> **Task objective**:
What is the number of lines containing the string "size"? Answer with the number only.

══ Collected material

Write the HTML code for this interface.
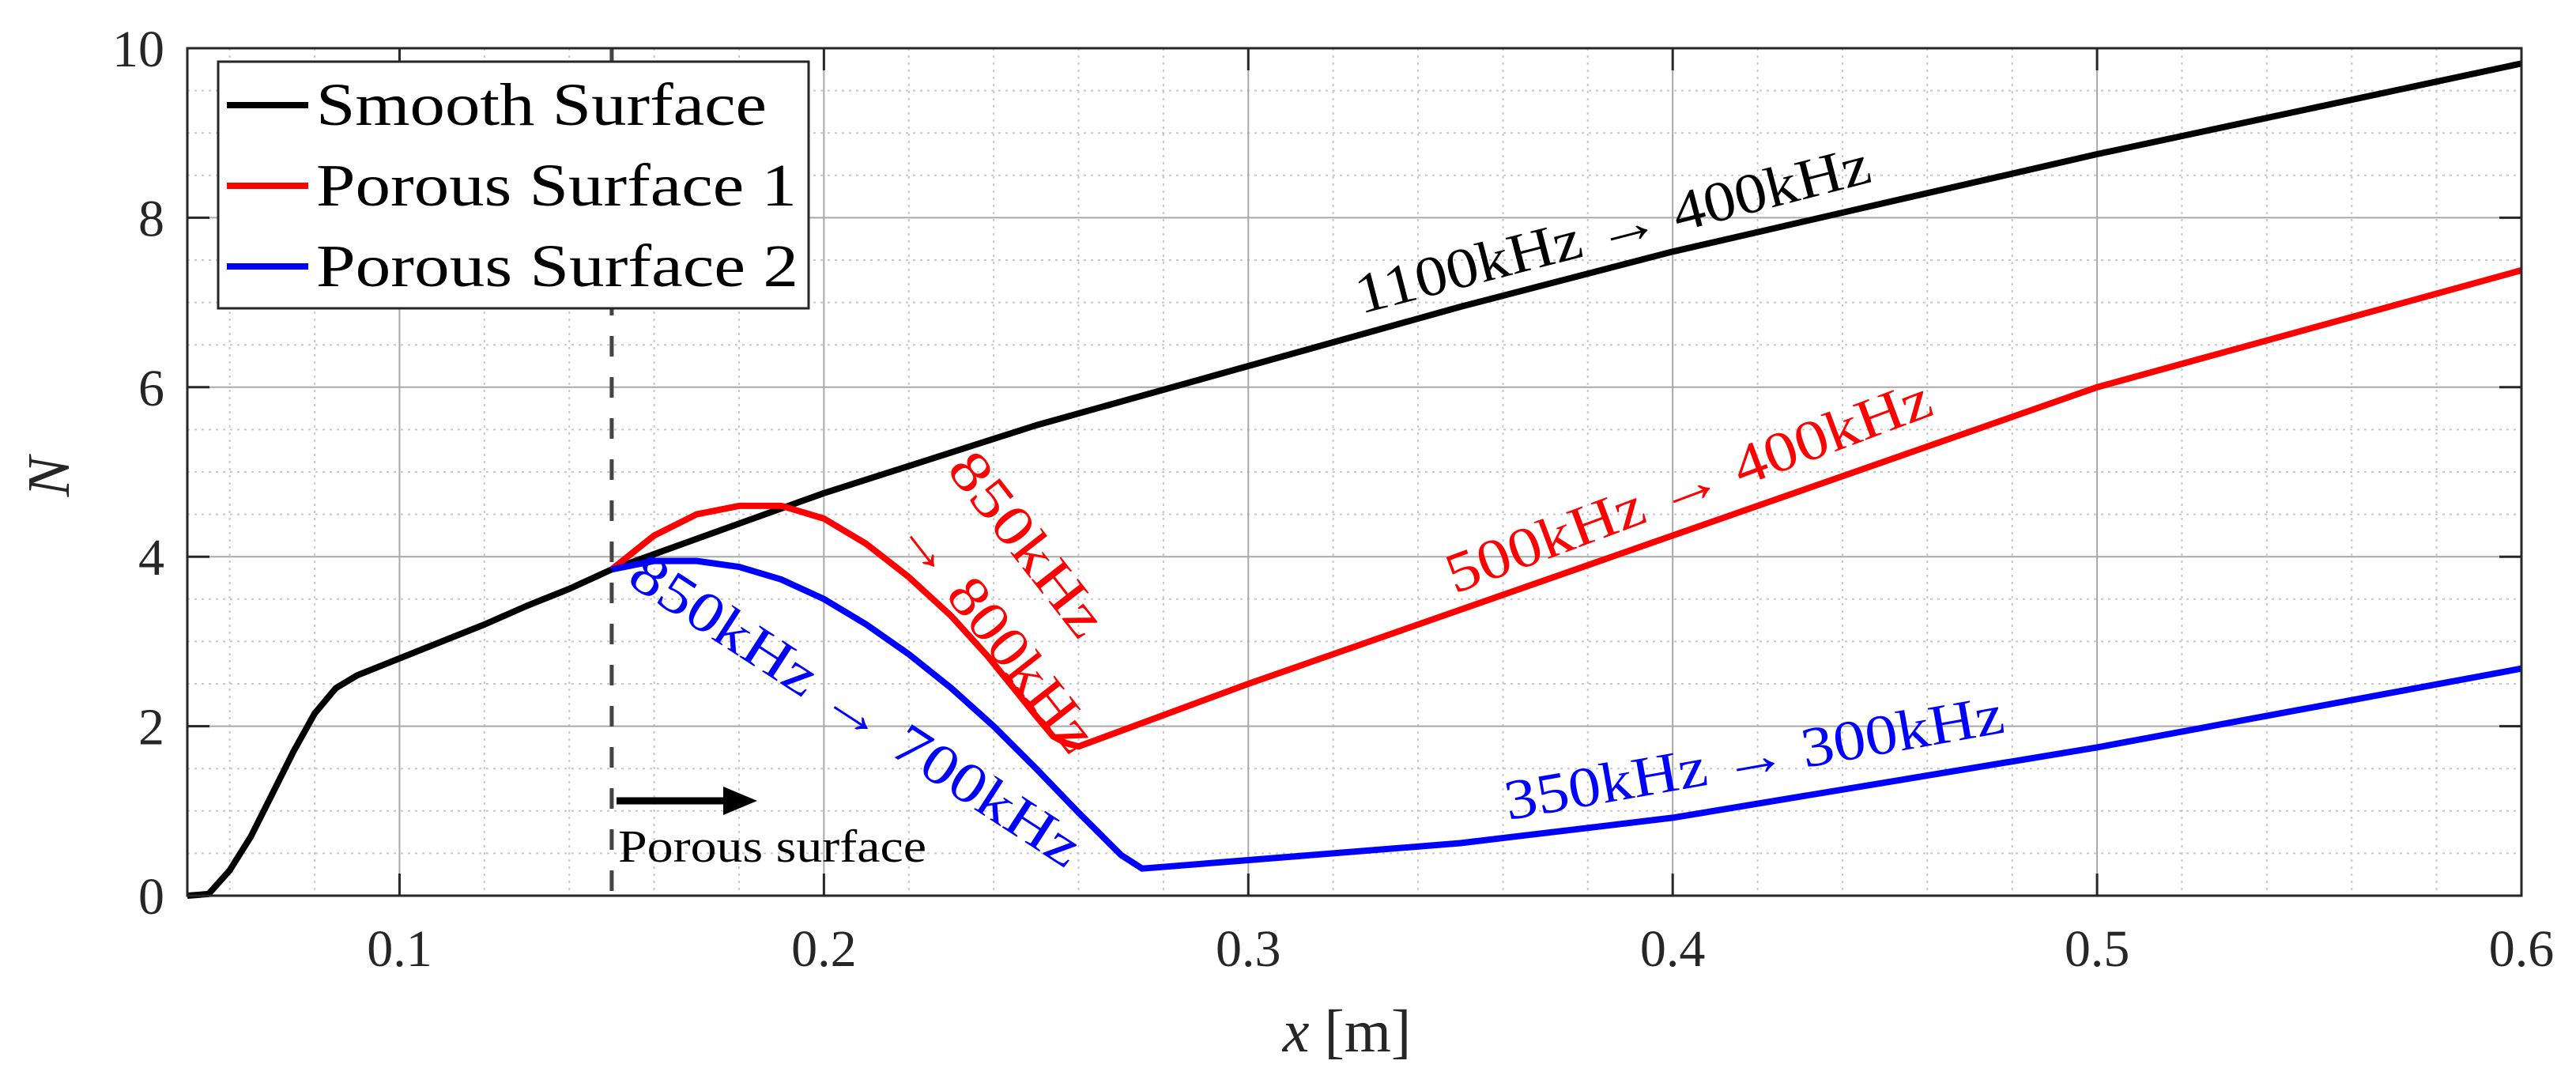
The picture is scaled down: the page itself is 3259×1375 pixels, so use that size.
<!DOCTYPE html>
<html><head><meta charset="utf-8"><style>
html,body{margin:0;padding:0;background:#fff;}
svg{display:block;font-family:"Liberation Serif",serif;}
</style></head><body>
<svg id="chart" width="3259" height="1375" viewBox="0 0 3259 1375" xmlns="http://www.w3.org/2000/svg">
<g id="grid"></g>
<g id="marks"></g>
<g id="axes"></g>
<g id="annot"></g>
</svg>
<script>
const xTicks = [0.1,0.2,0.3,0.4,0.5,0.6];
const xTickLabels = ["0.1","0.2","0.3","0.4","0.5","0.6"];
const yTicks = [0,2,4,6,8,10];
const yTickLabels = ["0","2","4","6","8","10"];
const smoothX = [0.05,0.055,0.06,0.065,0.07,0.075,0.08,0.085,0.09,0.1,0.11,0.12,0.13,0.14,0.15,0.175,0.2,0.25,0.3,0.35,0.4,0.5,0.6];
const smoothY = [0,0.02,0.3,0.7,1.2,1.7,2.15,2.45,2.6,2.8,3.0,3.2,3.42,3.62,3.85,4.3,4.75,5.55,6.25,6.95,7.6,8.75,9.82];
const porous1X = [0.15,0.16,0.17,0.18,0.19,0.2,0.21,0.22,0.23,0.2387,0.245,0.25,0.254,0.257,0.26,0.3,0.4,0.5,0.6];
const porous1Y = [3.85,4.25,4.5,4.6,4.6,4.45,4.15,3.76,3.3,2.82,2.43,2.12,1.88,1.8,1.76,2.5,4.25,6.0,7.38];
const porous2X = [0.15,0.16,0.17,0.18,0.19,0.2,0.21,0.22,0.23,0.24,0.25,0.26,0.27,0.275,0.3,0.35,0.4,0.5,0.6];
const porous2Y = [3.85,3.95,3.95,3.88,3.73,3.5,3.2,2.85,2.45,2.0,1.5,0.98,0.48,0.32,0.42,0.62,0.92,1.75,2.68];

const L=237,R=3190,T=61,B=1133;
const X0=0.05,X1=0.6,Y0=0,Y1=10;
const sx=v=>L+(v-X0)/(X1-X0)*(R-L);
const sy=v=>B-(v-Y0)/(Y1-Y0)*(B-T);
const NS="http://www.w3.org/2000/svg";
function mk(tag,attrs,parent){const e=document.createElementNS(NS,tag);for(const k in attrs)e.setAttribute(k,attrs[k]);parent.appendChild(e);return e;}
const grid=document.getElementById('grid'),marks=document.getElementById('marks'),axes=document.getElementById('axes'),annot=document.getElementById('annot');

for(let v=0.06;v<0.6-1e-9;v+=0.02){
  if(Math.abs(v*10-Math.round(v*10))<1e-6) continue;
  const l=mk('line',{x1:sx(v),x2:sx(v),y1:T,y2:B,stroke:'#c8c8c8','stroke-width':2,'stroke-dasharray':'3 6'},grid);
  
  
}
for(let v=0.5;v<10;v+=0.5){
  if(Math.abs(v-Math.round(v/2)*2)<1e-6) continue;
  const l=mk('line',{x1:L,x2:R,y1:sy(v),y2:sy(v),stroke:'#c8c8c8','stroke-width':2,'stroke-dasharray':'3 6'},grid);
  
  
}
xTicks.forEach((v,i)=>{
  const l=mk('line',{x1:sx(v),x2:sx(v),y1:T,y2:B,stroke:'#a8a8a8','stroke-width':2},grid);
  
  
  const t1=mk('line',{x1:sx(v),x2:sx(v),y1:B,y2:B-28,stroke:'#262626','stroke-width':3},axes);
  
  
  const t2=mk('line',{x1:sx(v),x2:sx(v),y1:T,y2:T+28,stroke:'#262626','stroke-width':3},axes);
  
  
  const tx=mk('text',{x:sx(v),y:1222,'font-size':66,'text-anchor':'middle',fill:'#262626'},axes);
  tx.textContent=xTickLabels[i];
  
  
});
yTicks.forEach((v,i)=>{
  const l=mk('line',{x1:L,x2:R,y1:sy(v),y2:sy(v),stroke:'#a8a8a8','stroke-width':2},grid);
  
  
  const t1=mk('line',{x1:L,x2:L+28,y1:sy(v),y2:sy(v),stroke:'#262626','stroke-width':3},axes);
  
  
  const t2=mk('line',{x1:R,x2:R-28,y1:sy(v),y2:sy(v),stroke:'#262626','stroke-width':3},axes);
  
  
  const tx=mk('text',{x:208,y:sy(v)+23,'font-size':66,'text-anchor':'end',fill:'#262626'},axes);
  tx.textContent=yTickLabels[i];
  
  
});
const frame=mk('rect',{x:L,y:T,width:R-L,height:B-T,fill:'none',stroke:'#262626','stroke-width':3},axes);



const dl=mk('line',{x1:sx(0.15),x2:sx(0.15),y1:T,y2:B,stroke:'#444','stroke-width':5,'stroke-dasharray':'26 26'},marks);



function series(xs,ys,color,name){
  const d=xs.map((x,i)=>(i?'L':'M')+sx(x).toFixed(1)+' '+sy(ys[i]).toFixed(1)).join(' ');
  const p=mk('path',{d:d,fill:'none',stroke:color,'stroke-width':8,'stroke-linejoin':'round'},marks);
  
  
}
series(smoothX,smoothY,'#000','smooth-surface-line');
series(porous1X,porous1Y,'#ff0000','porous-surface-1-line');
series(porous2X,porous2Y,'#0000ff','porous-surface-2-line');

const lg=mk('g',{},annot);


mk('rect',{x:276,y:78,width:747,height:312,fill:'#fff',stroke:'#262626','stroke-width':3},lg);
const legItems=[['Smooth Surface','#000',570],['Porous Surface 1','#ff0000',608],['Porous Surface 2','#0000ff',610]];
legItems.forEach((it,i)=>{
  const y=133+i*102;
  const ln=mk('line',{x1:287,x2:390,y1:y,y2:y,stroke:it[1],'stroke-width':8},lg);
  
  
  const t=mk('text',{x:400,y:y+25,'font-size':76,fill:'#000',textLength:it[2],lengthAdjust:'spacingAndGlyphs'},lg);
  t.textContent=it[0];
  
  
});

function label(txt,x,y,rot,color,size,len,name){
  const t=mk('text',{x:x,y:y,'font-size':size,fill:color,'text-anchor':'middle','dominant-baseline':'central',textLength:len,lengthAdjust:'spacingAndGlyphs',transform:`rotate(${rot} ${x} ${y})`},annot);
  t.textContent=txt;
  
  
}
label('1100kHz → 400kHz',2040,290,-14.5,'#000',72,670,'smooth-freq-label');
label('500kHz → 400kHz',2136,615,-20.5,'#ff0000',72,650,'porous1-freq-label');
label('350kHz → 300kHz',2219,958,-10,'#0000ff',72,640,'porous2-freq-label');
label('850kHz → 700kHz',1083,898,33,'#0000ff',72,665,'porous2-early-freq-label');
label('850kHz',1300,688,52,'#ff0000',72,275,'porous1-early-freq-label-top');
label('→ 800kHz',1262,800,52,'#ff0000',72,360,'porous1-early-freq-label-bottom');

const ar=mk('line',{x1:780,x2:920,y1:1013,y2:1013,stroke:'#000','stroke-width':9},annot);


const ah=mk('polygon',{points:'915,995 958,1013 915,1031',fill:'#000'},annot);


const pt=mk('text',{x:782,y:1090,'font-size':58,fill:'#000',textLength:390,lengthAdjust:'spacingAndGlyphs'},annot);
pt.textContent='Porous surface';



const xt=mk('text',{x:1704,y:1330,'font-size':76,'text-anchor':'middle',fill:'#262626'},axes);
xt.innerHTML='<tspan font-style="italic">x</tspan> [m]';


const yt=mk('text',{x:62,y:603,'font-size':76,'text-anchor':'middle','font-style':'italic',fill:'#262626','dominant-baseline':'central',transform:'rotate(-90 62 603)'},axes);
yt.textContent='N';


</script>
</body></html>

════

> **Task result**:
9